Bill Callahan's 'Gold Record' Offers Snapshots of Moments in Time
Former Smog songsmith Bill Callahan offers sparse and dry-recorded acoustic portraits on Gold Record.
Drag City Records
4 September 2020
Whether or not you'll like Bill Callahan's new record – his second in two years – depends, in good part, on your opinion of his voice. Callahan's bassy growl always has tipped its hand at the timbre of late Leonard Cohen, but over the past few years, the tonal separation between that voice and the overly trebly, sometimes-feathery guitar figures around him has increased exponentially. When Callahan went by the stage name of Smog in the 1990s and early 2000s, it's not that he sang in falsetto – far from it. His voice always has carried a burden, like the world's weight is pressing down, Symphisian-style, hard on its shoulders. It's one of the reasons his songs can be so affecting. But, Gold Record, out 4 September via Drag City, makes the distance between Callahan's hangdog narration and the music that accompanies it all the more obvious and all the more a chasm – sadly, to its detriment. It's one of the key detractions from what otherwise is a pretty engaging, if slight, collection.

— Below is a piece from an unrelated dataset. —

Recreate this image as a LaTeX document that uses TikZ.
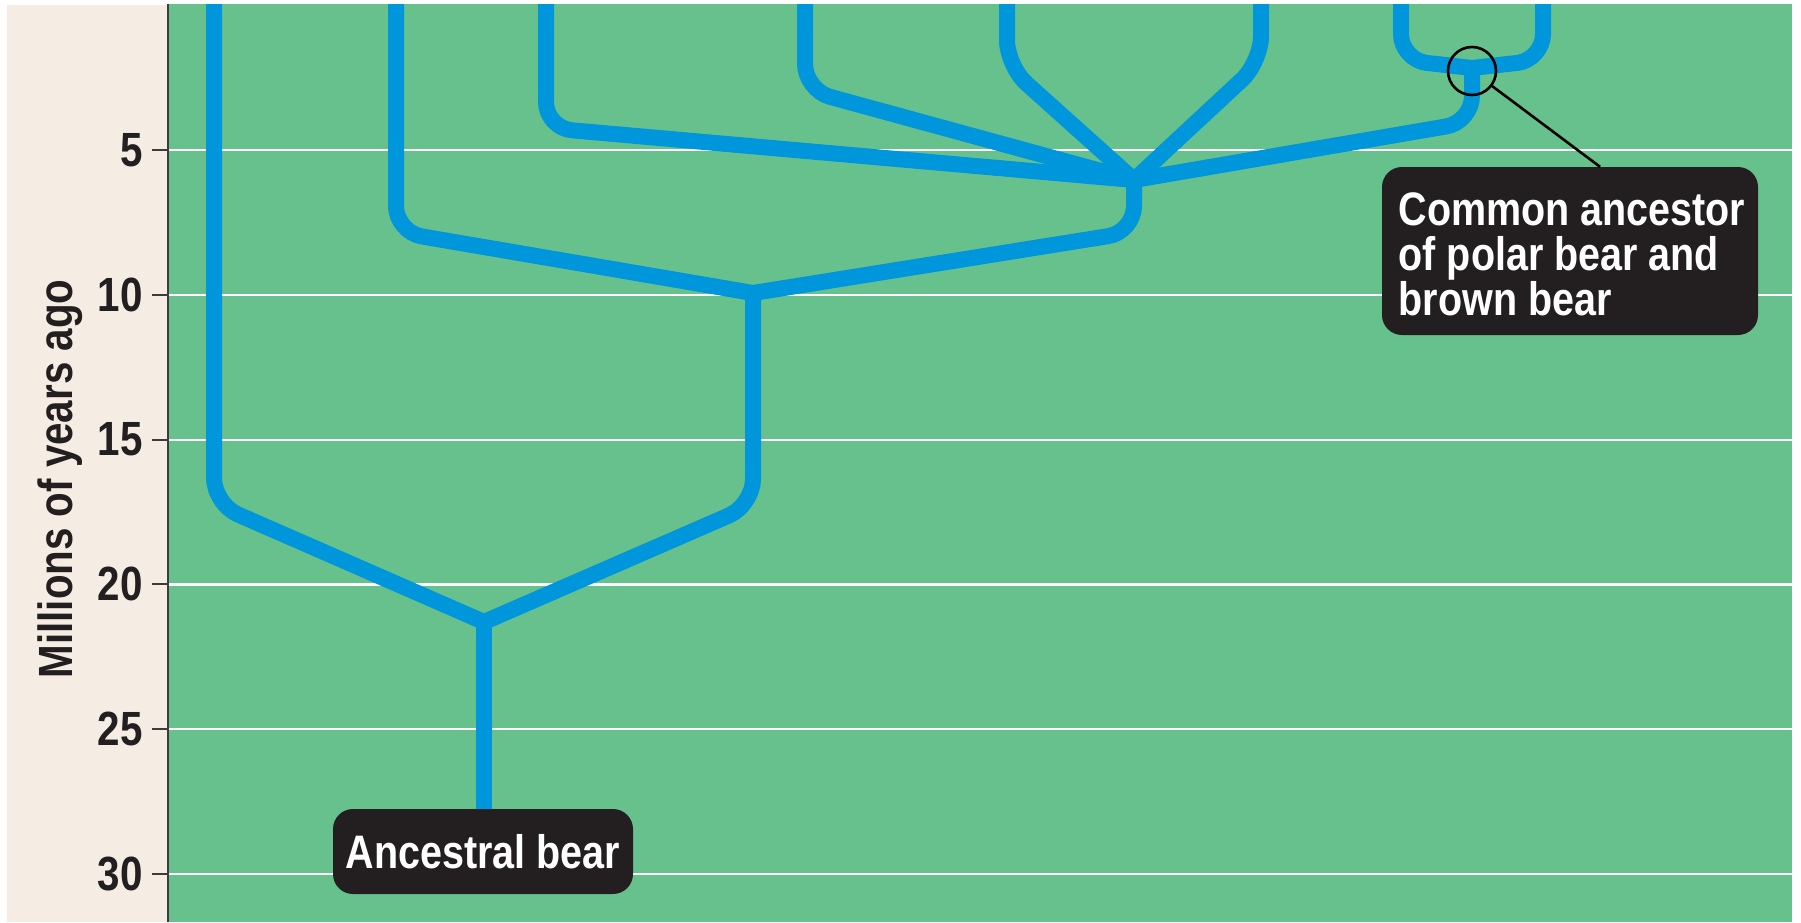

Now, there are great songs on Gold Record, and Drag City has suggested it be ingested more as a series of singles, of snapshots of moments in time, of Raymond Carver-style short-clip portraiture. The opening "Pigeons", with its tinny, high-pitched repetitions on acoustic guitar and affecting suggestions about being "married to the world", could be cut right from the cloth of Red Apple Falls, no light praise. Callahan, who plays the sage-like role of limousine driver on the song, is wise to keep the accompaniment – horns, hints of pedal steel – in the distant background, suggesting more than a touch of lonesomeness. His finger-picked reinvention of "Let's Move to the Country", originally released on Smog's Knock Knock, is beatific and delicate to a tee. Here, he unfurls a bit of vocal range – this time, to great effect.
Callahan also sounds, quite simply, like he's having fun on the new material, and for songs this dense with sad-sack expectations, that's a real good thing. This, after all, is the musician who once sang, "I am Star Wars today / I am no longer English grey" over a Rolling Stones loop. He starts "Pigeons" by offering, "Hello, I'm Johnny Cash", seemingly without reason but, perhaps, with knowing glances about expectations of the Callahan canon. And the delightfully odd "Ry Cooder", a jazzy shamble of a song, is redeemed for its silly lyricism and lack of self-consciousness about hero worship. The fact that the thing barely holds itself together during its 3:53 run time is beside the point.
"The Mackenzies", at 5:04 the record's longest track, is a filmy little piece, with well-timed accompaniment from backing guitarist Matt Kinsey, who offers all sorts of excellent narrative asides and punctuation marks. On "Another Song", a decent little offering, Callahan's capo is so high up his guitar's neck, it sounds like he's playing the ukulele. And, yeah, for the most part, it works. Elsewhere, even if only in spots, the thing falters. "Protest Song" goes to great lengths to extend its reach to the bluesy thorn of truthfulness but feels hammy, a little overcooked. "Cowboy", with its on-the-prairie stage-setting, is too obvious a trope, and you can't excuse the liberties Callahan takes with its structure. "35", which can be interesting, kind of ambles.
However, the whole proceeding is redeemed a bit by its excellent closing track," As I Wander", where Callahan reflects on the restlessness of his youth. Fatherhood does that to you, it seems. Here, his voice is perfectly matched to fluttery measures on his acoustic and great little bits of flair from Kinsey's backing guitar, a well-placed tambourine, and maybe – it's tough to tell – a little ambience from a distant synthesizer.
The new record is pretty sparse in terms of its recording tones, very dry, and, in that respect, it owes a lot to skeleton-sparse Smog records like Kicking a Couple Around. But while that EP, another gem, seems to expand in its quiet moments, suggesting all sorts of dark narratives, heartbreak conceits, and hidden dialogues, the distance between Callahan's voice and the material he surrounds it here will leave some broader declarations up for grabs. The listeners' take ultimately will decide if this is a worthy addition to Callahan's sizable catalogue or an indication that more reinvention is in order.